Tavsiyelerim şimdilik bu kadar. Aslında hükümetle ilişkilerin konusunda bazı şeyler de söyleyebilirdim ancak o konuda laf dinleme eşiğini çoktan aşıp kendini kaybetmiş gibisin ne yazık ki. Şimdi ben üşenmesem, talimat versem ve senin iktidara gelmeden önce AKP ve Erdoğan hakkında yazdıklarını bir çıkarttırsam, bir de onlar iktidar olduktan sonra yazdıklarını; yaptıklarını bir hatırlatsam, vallahi billahi rezil olursun rezil. Ama şimdilik bunu yaptırmayacağım çünkü zaten zor durumdasın. Benim zor durumdaki insana yüklenmek gibi bir tavrım olamaz.

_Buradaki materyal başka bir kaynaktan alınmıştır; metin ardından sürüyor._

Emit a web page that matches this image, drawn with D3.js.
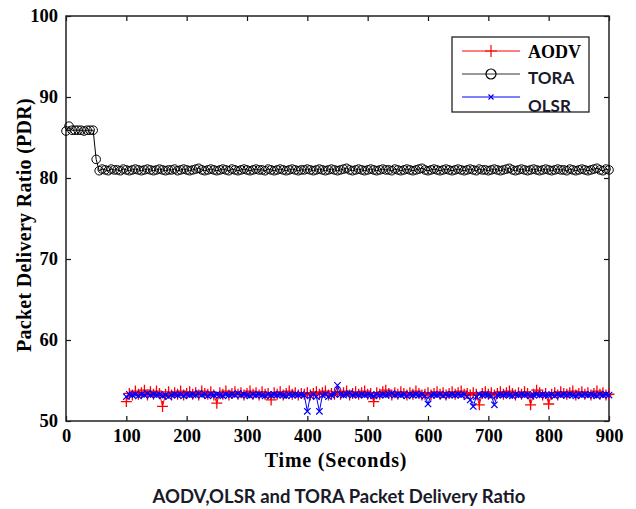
<!DOCTYPE html>
<html>
<head>
<meta charset="utf-8">
<script src="https://cdn.jsdelivr.net/npm/d3@7"></script>
<style>
  html, body { margin: 0; padding: 0; background: #ffffff; }
  svg { display: block; }
</style>
</head>
<body>
<svg id="chart" width="636" height="509"></svg>
<script>
// ---------------- DATA ----------------
const xTicks = [0, 100, 200, 300, 400, 500, 600, 700, 800, 900];
const yTicks = [50, 60, 70, 80, 90, 100];
const seriesNames = ["AODV", "TORA", "OLSR"];

// TORA sampled every 5 s from 0 to 900
const toraTimes = d3.range(0, 901, 5);
const toraValues = [
  85.8, 86.4, 85.9, 85.9, 85.9, 85.9, 85.8, 85.9, 85.9, 85.9,
  82.3, 80.9, 81.1, 81.0, 80.9, 81.1, 81.0, 81.0, 80.9, 81.1,
  81.0, 80.9, 81.0, 81.1, 81.0, 80.9, 81.0, 81.1, 81.0, 80.9,
  81.0, 81.1, 81.0, 80.9, 81.0, 81.0, 81.1, 80.9, 81.0, 81.1,
  81.0, 80.9, 81.0, 81.1, 81.2, 81.0, 80.9, 81.0, 81.1, 81.0,
  80.9, 81.0, 81.1, 81.0, 80.9, 81.1, 81.0, 80.9, 81.0, 81.1,
  81.0, 80.9, 81.0, 81.1, 81.0, 81.0, 80.9, 81.1, 81.0, 80.9,
  81.0, 81.1, 81.0, 80.9, 81.0, 81.1, 81.0, 80.9, 81.0, 81.0,
  81.1, 81.0, 80.9, 81.0, 81.1, 81.0, 80.9, 81.0, 81.1, 81.0,
  80.9, 81.0, 81.1, 81.2, 81.0, 80.9, 81.0, 81.1, 81.0, 80.9,
  81.0, 81.1, 81.0, 80.9, 81.0, 81.1, 81.0, 81.0, 80.9, 81.1,
  81.0, 80.9, 81.0, 81.1, 81.0, 80.9, 81.0, 81.1, 81.2, 81.0,
  80.9, 81.0, 81.1, 81.0, 80.9, 81.0, 81.1, 81.0, 80.9, 81.0,
  81.1, 81.0, 80.9, 81.0, 81.1, 81.0, 80.9, 81.1, 81.0, 81.0,
  80.9, 81.0, 81.1, 81.0, 80.9, 81.0, 81.1, 81.2, 81.0, 80.9,
  81.0, 81.1, 81.0, 80.9, 81.0, 81.1, 81.0, 80.9, 81.0, 81.1,
  81.0, 80.9, 81.0, 81.1, 81.0, 81.0, 80.9, 81.1, 81.0, 80.9,
  81.0, 81.1, 81.0, 80.9, 81.0, 81.1, 81.2, 81.0, 80.9, 81.1,
  81.0
];

// AODV and OLSR sampled every 5 s from 100 to 900
const manetTimes = d3.range(100, 901, 5);
const aodvValues = [
  52.4, 53.4, 53.2, 53.7, 53.3, 53.5, 53.8, 53.2, 53.6, 53.3,
  53.7, 53.4, 51.8, 53.3, 53.6, 53.2, 53.5, 53.3, 53.7, 53.2,
  53.4, 53.6, 53.3, 53.5, 53.2, 53.7, 53.4, 53.3, 53.6, 53.2,
  52.2, 53.5, 53.3, 53.7, 53.2, 53.4, 53.6, 53.3, 53.5, 53.2,
  53.4, 53.7, 53.3, 53.5, 53.2, 53.6, 53.3, 53.4, 52.6, 53.5,
  53.3, 53.6, 53.2, 53.4, 53.7, 53.3, 53.5, 53.2, 53.4, 53.3,
  53.5, 53.2, 53.4, 53.6, 53.3, 53.5, 53.7, 53.2, 53.4, 53.3,
  53.6, 53.3, 53.5, 53.7, 53.2, 53.4, 53.6, 53.3, 53.5, 53.7,
  53.3, 53.4, 52.4, 53.5, 53.3, 53.6, 53.8, 53.4, 53.2, 53.5,
  53.3, 53.6, 53.4, 53.2, 53.5, 53.3, 53.7, 53.4, 53.2, 53.3,
  53.5, 53.2, 53.4, 53.6, 53.3, 53.5, 53.2, 53.4, 53.6, 53.3,
  53.5, 53.7, 53.3, 53.4, 53.2, 53.5, 53.3, 52.0, 53.4, 53.6,
  53.3, 53.5, 53.2, 53.4, 53.6, 53.3, 53.5, 53.7, 53.4, 53.2,
  53.5, 53.3, 53.6, 53.4, 52.0, 53.3, 53.8, 53.5, 53.2, 53.4,
  52.1, 53.3, 53.5, 53.2, 53.6, 53.4, 53.3, 53.5, 53.7, 53.2,
  53.4, 53.6, 53.3, 53.5, 53.2, 53.4, 53.7, 53.3, 53.5, 53.2,
  53.3
];
const olsrValues = [
  53.0, 53.3, 53.2, 53.3, 53.1, 53.3, 53.2, 53.4, 53.2, 53.3,
  53.2, 53.3, 53.1, 53.2, 53.0, 53.2, 53.3, 53.2, 53.3, 53.1,
  53.3, 53.2, 53.3, 53.2, 53.4, 53.2, 53.3, 53.1, 53.3, 53.2,
  53.3, 53.2, 53.1, 53.3, 53.2, 53.3, 53.2, 53.4, 53.2, 53.3,
  53.2, 53.1, 53.3, 53.2, 53.3, 53.2, 53.1, 53.3, 53.2, 53.3,
  53.2, 53.3, 53.2, 53.1, 53.3, 53.2, 53.3, 53.2, 53.3, 53.2,
  51.2, 53.1, 53.3, 53.0, 51.2, 53.2, 53.3, 53.0, 53.2, 53.3,
  54.4, 53.3, 53.2, 53.3, 53.4, 53.2, 53.3, 53.2, 53.3, 53.2,
  53.3, 53.2, 53.1, 53.3, 53.2, 53.3, 53.2, 53.3, 53.4, 53.2,
  53.3, 53.2, 53.3, 53.1, 53.3, 53.2, 53.3, 53.2, 53.3, 53.1,
  52.1, 53.2, 53.3, 53.2, 53.3, 53.1, 53.3, 53.2, 53.3, 53.2,
  53.3, 53.2, 53.3, 53.0, 52.6, 51.8, 53.0, 53.3, 53.2, 53.3,
  53.2, 53.1, 52.0, 53.2, 53.3, 53.2, 53.3, 53.2, 53.1, 53.3,
  53.2, 53.3, 53.2, 53.3, 53.1, 53.2, 53.3, 53.2, 53.3, 53.2,
  53.2, 53.3, 53.1, 53.3, 53.2, 53.3, 53.2, 53.3, 53.2, 53.1,
  53.3, 53.2, 53.3, 53.2, 53.3, 53.2, 53.1, 53.3, 53.2, 53.3,
  53.2
];

// ---------------- DRAW ----------------
const svg = d3.select("#chart");
const plot = { left: 66, right: 609, top: 16, bottom: 421 };

const x = d3.scaleLinear().domain([0, 900]).range([plot.left, plot.right]);
const y = d3.scaleLinear().domain([50, 100]).range([plot.bottom, plot.top]);

const zip = (ts, vs) => vs.map((v, i) => ({ t: ts[i], v }));
const toraData = zip(toraTimes, toraValues);
const aodvData = zip(manetTimes, aodvValues);
const olsrData = zip(manetTimes, olsrValues);

const serif = "'Liberation Serif', 'DejaVu Serif', serif";
const sans = "Lato, 'Open Sans', sans-serif";

// axes (ticks inward)
const tickLen = 5;
svg.append("g").attr("transform", `translate(0,${plot.bottom})`)
  .call(d3.axisBottom(x).tickValues(xTicks).tickSize(-tickLen).tickPadding(8).tickFormat(d3.format("d")))
  .call(g => g.select(".domain").remove());
svg.append("g").attr("transform", `translate(0,${plot.top})`)
  .call(d3.axisTop(x).tickValues(xTicks).tickSize(-tickLen).tickFormat(""))
  .call(g => g.select(".domain").remove());
svg.append("g").attr("transform", `translate(${plot.left},0)`)
  .call(d3.axisLeft(y).tickValues(yTicks).tickSize(-tickLen).tickPadding(8).tickFormat(d3.format("d")))
  .call(g => g.select(".domain").remove());
svg.append("g").attr("transform", `translate(${plot.right},0)`)
  .call(d3.axisRight(y).tickValues(yTicks).tickSize(-tickLen).tickFormat(""))
  .call(g => g.select(".domain").remove());

svg.selectAll(".tick line").attr("stroke", "#111").attr("stroke-width", 1.2);
svg.selectAll(".tick text")
  .attr("font-family", serif).attr("font-weight", "bold")
  .attr("font-size", 18.5).attr("fill", "#000");

// frame
svg.append("rect")
  .attr("x", plot.left).attr("y", plot.top)
  .attr("width", plot.right - plot.left).attr("height", plot.bottom - plot.top)
  .attr("fill", "none").attr("stroke", "#222").attr("stroke-width", 1.5);

const line = d3.line().x(d => x(d.t)).y(d => y(d.v));

// TORA
svg.append("path").datum(toraData).attr("d", line)
  .attr("fill", "none").attr("stroke", "#000").attr("stroke-width", 1);
svg.append("g").selectAll("circle").data(toraData).join("circle")
  .attr("cx", d => x(d.t)).attr("cy", d => y(d.v)).attr("r", 4.3)
  .attr("fill", "none").attr("stroke", "#000").attr("stroke-width", 1);

// AODV
svg.append("path").datum(aodvData).attr("d", line)
  .attr("fill", "none").attr("stroke", "#ff0000").attr("stroke-width", 1);
const plusPath = s => `M${-s},0H${s}M0,${-s}V${s}`;
svg.append("g").selectAll("path").data(aodvData).join("path")
  .attr("transform", d => `translate(${x(d.t)},${y(d.v)})`)
  .attr("d", plusPath(5.5))
  .attr("fill", "none").attr("stroke", "#ff0000").attr("stroke-width", 1.3);

// OLSR
svg.append("path").datum(olsrData).attr("d", line)
  .attr("fill", "none").attr("stroke", "#0000ff").attr("stroke-width", 1);
const xPath = s => `M${-s},${-s}L${s},${s}M${-s},${s}L${s},${-s}`;
svg.append("g").selectAll("path").data(olsrData).join("path")
  .attr("transform", d => `translate(${x(d.t)},${y(d.v)})`)
  .attr("d", xPath(3.2))
  .attr("fill", "none").attr("stroke", "#0000ff").attr("stroke-width", 1.2);

// axis titles
svg.append("text").attr("x", 336).attr("y", 467)
  .attr("text-anchor", "middle").attr("font-family", serif)
  .attr("font-weight", "bold").attr("font-size", 20).attr("letter-spacing", 0.8)
  .text("Time (Seconds)");
svg.append("text")
  .attr("transform", "translate(31,225) rotate(-90)")
  .attr("text-anchor", "middle").attr("font-family", serif)
  .attr("font-weight", "bold").attr("font-size", 20).attr("letter-spacing", 0.3)
  .text("Packet Delivery Ratio (PDR)");

// legend
const lg = svg.append("g");
lg.append("rect").attr("x", 452).attr("y", 37).attr("width", 137).attr("height", 75)
  .attr("fill", "#fff").attr("stroke", "#222").attr("stroke-width", 1.3);
const legendItems = [
  { name: seriesNames[0], color: "#ff0000", ly: 51, ty: 58, font: serif, size: 18, tcolor: "#000" },
  { name: seriesNames[1], color: "#333", ly: 74, ty: 84, font: sans, size: 17, tcolor: "#1a1a2a" },
  { name: seriesNames[2], color: "#0000ff", ly: 97, ty: 112, font: sans, size: 17, tcolor: "#1a1a2a" }
];
legendItems.forEach((it, i) => {
  lg.append("line").attr("x1", 462).attr("x2", 520).attr("y1", it.ly).attr("y2", it.ly)
    .attr("stroke", it.color).attr("stroke-width", 1);
  if (i === 0) {
    lg.append("path").attr("transform", `translate(491,${it.ly})`).attr("d", plusPath(6))
      .attr("stroke", it.color).attr("stroke-width", 1.2);
  } else if (i === 1) {
    lg.append("circle").attr("cx", 491).attr("cy", it.ly).attr("r", 5)
      .attr("fill", "none").attr("stroke", "#000").attr("stroke-width", 1.2);
  } else {
    lg.append("path").attr("transform", `translate(491,${it.ly})`).attr("d", xPath(2.5))
      .attr("stroke", it.color).attr("stroke-width", 1.2);
  }
  lg.append("text").attr("x", 528).attr("y", it.ty)
    .attr("font-family", it.font).attr("font-weight", "bold")
    .attr("font-size", it.size).attr("fill", it.tcolor).text(it.name);
});

// caption
svg.append("text").attr("x", 339).attr("y", 503)
  .attr("text-anchor", "middle").attr("font-family", sans)
  .attr("font-weight", "bold").attr("font-size", 18.5).attr("fill", "#1a1a2a")
  .text("AODV,OLSR and TORA Packet Delivery Ratio");
</script>
</body>
</html>
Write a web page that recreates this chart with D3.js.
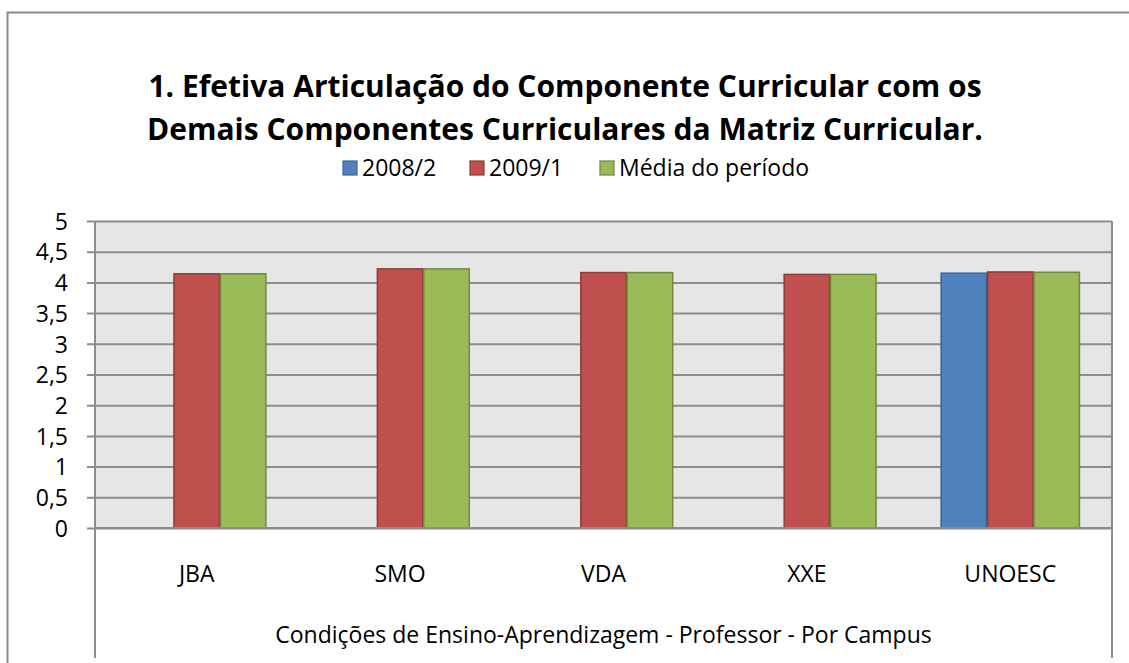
<!DOCTYPE html>
<html>
<head>
<meta charset="utf-8">
<script src="https://cdnjs.cloudflare.com/ajax/libs/d3/7.8.5/d3.min.js"></script>
<style>
  body { margin: 0; background: #fff; }
  svg { display: block; font-family: 'Open Sans', sans-serif; }
</style>
</head>
<body>
<script>
const categories = ['JBA', 'SMO', 'VDA', 'XXE', 'UNOESC']
const seriesNames = ['2008/2', '2009/1', 'Média do período']
const values2008 = [null, null, null, null, 4.15]
const values2009 = [4.14, 4.22, 4.16, 4.13, 4.17]
const valuesMedia = [4.14, 4.22, 4.16, 4.13, 4.165]
const yTicks = [0, 0.5, 1, 1.5, 2, 2.5, 3, 3.5, 4, 4.5, 5]
const titleLines = [
  '1. Efetiva Articulação do Componente Curricular com os',
  'Demais Componentes Curriculares da Matriz Curricular.',
]
const axisTitle = 'Condições de Ensino-Aprendizagem - Professor - Por Campus'

const fills = ['#4f81bd', '#c0504d', '#9bbb59']
const strokes = ['#3a6595', '#8e3b39', '#71893f']

const width = 1129
const height = 663
const plot = { left: 95, right: 1112, top: 221, bottom: 528 }
const labelSize = 23

const svg = d3.select('body').append('svg')
  .attr('width', width)
  .attr('height', height)

// chart frame
svg.append('path')
  .attr('d', `M7.5,${height} V12.5 H${width}`)
  .attr('fill', 'none')
  .attr('stroke', '#8c8c8c')
  .attr('stroke-width', 2)

svg.append('g')
  .selectAll('text')
  .data(titleLines)
  .enter()
  .append('text')
  .attr('x', 565)
  .attr('y', (d, i) => 97 + i * 43)
  .attr('text-anchor', 'middle')
  .attr('font-size', 30)
  .attr('font-weight', 'bold')
  .text((d) => d)

const x0 = d3.scaleBand().domain(categories).range([plot.left, plot.right])
const x1 = d3.scaleBand().domain(seriesNames)
  .range([0, x0.bandwidth()]).paddingOuter(0.69)
const y = d3.scaleLinear().domain([0, 5]).range([plot.bottom, plot.top])

svg.append('rect')
  .attr('x', plot.left)
  .attr('y', plot.top)
  .attr('width', plot.right - plot.left)
  .attr('height', plot.bottom - plot.top)
  .attr('fill', '#e6e6e6')

// gridlines and y axis
const yAxis = d3.axisLeft(y)
  .tickValues(yTicks)
  .tickSize(plot.right - plot.left + 8)
  .tickPadding(19)
  .tickFormat((d) => String(d).replace('.', ','))

const yg = svg.append('g')
  .attr('transform', `translate(${plot.right},0)`)
  .call(yAxis)
yg.select('.domain').remove()
yg.selectAll('line').attr('stroke', '#8c8c8c').attr('stroke-width', 2)
yg.selectAll('text')
  .attr('font-size', labelSize)
  .attr('fill', '#000')
  .attr('font-family', "'Open Sans', sans-serif")
  .attr('dy', '0.36em')

// bars
const series = [values2008, values2009, valuesMedia]
series.forEach((vals, s) => {
  svg.append('g')
    .selectAll('rect')
    .data(categories.map((c, i) => ({ c, v: vals[i] })).filter((d) => d.v != null))
    .enter()
    .append('rect')
    .attr('x', (d) => x0(d.c) + x1(seriesNames[s]) + 0.5)
    .attr('y', (d) => y(d.v))
    .attr('width', x1.bandwidth() - 1)
    .attr('height', (d) => y(0) - y(d.v))
    .attr('fill', fills[s])
    .attr('stroke', strokes[s])
    .attr('stroke-width', 1.5)
})

// category axis
svg.append('line')
  .attr('x1', plot.left).attr('x2', plot.right)
  .attr('y1', plot.bottom).attr('y2', plot.bottom)
  .attr('stroke', '#8c8c8c').attr('stroke-width', 2)
svg.append('g')
  .selectAll('line')
  .data([plot.left, plot.right])
  .enter()
  .append('line')
  .attr('x1', (d) => d).attr('x2', (d) => d)
  .attr('y1', plot.top).attr('y2', 658)
  .attr('stroke', '#8c8c8c').attr('stroke-width', 2)

svg.append('g')
  .selectAll('text')
  .data(categories)
  .enter()
  .append('text')
  .attr('x', (d) => x0(d) + x0.bandwidth() / 2)
  .attr('y', 582)
  .attr('text-anchor', 'middle')
  .attr('font-size', labelSize)
  .text((d) => d)

svg.append('text')
  .attr('x', (plot.left + plot.right) / 2)
  .attr('y', 643)
  .attr('text-anchor', 'middle')
  .attr('font-size', labelSize)
  .text(axisTitle)

// legend
const legendX = [343, 470, 600]
const legend = svg.append('g')
  .selectAll('g')
  .data(seriesNames)
  .enter()
  .append('g')
  .attr('transform', (d, i) => `translate(${legendX[i]},161)`)
legend.append('rect')
  .attr('width', 14).attr('height', 14)
  .attr('fill', (d, i) => fills[i])
  .attr('stroke', (d, i) => strokes[i])
  .attr('stroke-width', 1.2)
legend.append('text')
  .attr('x', 19)
  .attr('y', 15)
  .attr('font-size', labelSize)
  .text((d) => d)
</script>
</body>
</html>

Yeni iş yerinde çalışma arkadaşlarını tam olarak tanımadan kimseye içini açan, kendini şeffaflaştıran konuşmalar yapma. Bilmem hatırlıyor musun Hürriyet gazetesinde yazılara birlikte başladığımız günlerde sen bir gün odama gelip kendi geçmişin ile ilgili bazı konuları, bunları ben duymak istemememe rağmen nedense anlatmış ve bazı açıklamalarda bulunmuştun. Ben kötü niyetli bir insan olsaydım, yıllar içinde arada bir seninle çatıştığımızda istesem bunları gündeme getirebilir ve seni zor durumda bırakabilirdim. Şanslısın ki bazı ilkelerimi ne olursa olsun korumaya kararlıyım ve iki insan arasındaki özel konuşmaların ortaya dökülmesine katiyen izin vermem. Bu ilkem, değişen koşullara göre değişmez. Benim siyasi güçlere bakışım da onların iktidarda mı, muhalefette mi olduğuna bakarak değişmez. İnsan hakkında değerlendirmem de onun makamına bakarak değişmez. Böyle ilkelere bağlı kalmak sadece beni mutlu eder o kadar. Bu ilkelerin başka işime yaradığını da söyleyemem ve hatta zaman zaman bazı konularda ilke sahibi olmam mesleki açıdan bana zarar bile vermiştir. Sen tavsiyelerimi tut, ilke sahibi olmaktan korkma ve yazmaya başladığın ilk yıllarda olduğu gibi dik durmayı tekrar öğren. Ondan sonra hiç korkma, okuyucu gelir seni bulur merak etme. Okuyucunun zekasına da güven, benim en büyük güvencem ne şimdi oturduğum koltuk ne de güçtür, benim en büyük güvencem okuyucum diye tanımladığım insanlar ve onların çok da güvendiğim zekalarıdır. Onların pozitif enerjisi beni ayakta tutar, sana da nasip olur inşallah.